Kia plans to launch a new Soul compact car this year, a spokesman said, without elaborating on possible rollout plans for other models.
Hyundai Motor, which started new plants in China and Brazil in 2012, is in a better position to meet any bigger-than-expected increase in demand this year than Kia, which did not add any capacity at all last year.
GLOBAL DEMAND
Global auto demand may grow 5.3 percent to 88.73 million vehicles this year, similar to a projected 5.2 percent pace in 2012, as a flat European market counters higher sales in China and the United States, according to a recent report by South Korea's auto industry body.
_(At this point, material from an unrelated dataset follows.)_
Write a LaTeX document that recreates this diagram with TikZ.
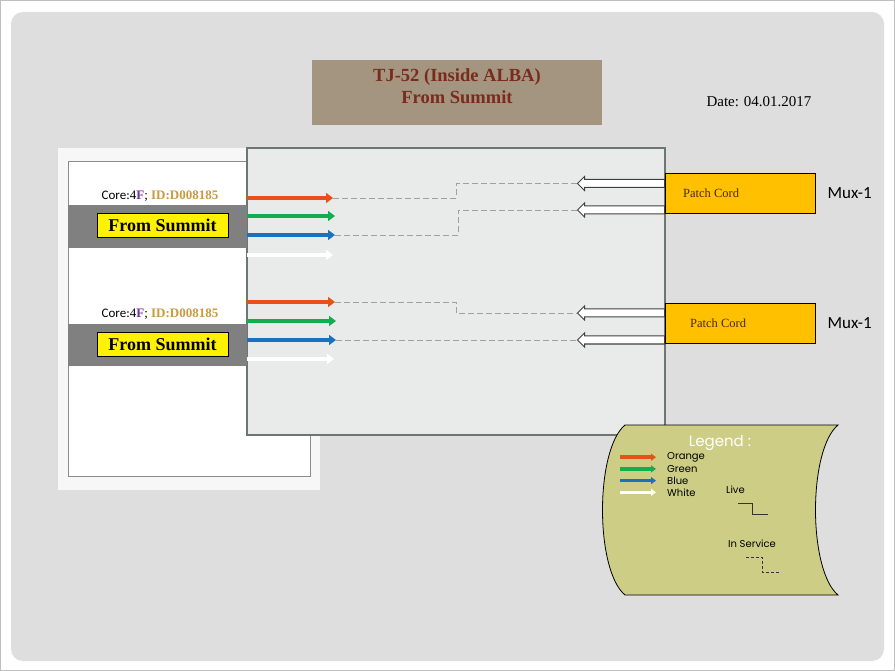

Toyota expects its group-wide global sales to rise 2.2 percent to 9.91 million vehicles this year from a projected 9.7 million in 2012.
"The market environment is expected to be difficult in 2013 because of Europe's fiscal crisis and the global economic downturn," Chung, the 74-year-old chairman of Hyundai Motor and Kia's parent group, said in his annual speech to employees yesterday.
Hyundai Motor and Kia sold a combined 7.12 million vehicles in 2012, up 8 percent from the previous year and better than their original target of 7 million.
The duo drove up sales in China when their Japanese competitors were hit by a backlash in a dispute over islands in the East China Sea last year.
In the United States and Canada, Hyundai Motor and Kia's sales have not been greatly affected so far by their Nov. 2 admission that they had overstated the fuel economy of more than 1 million cars.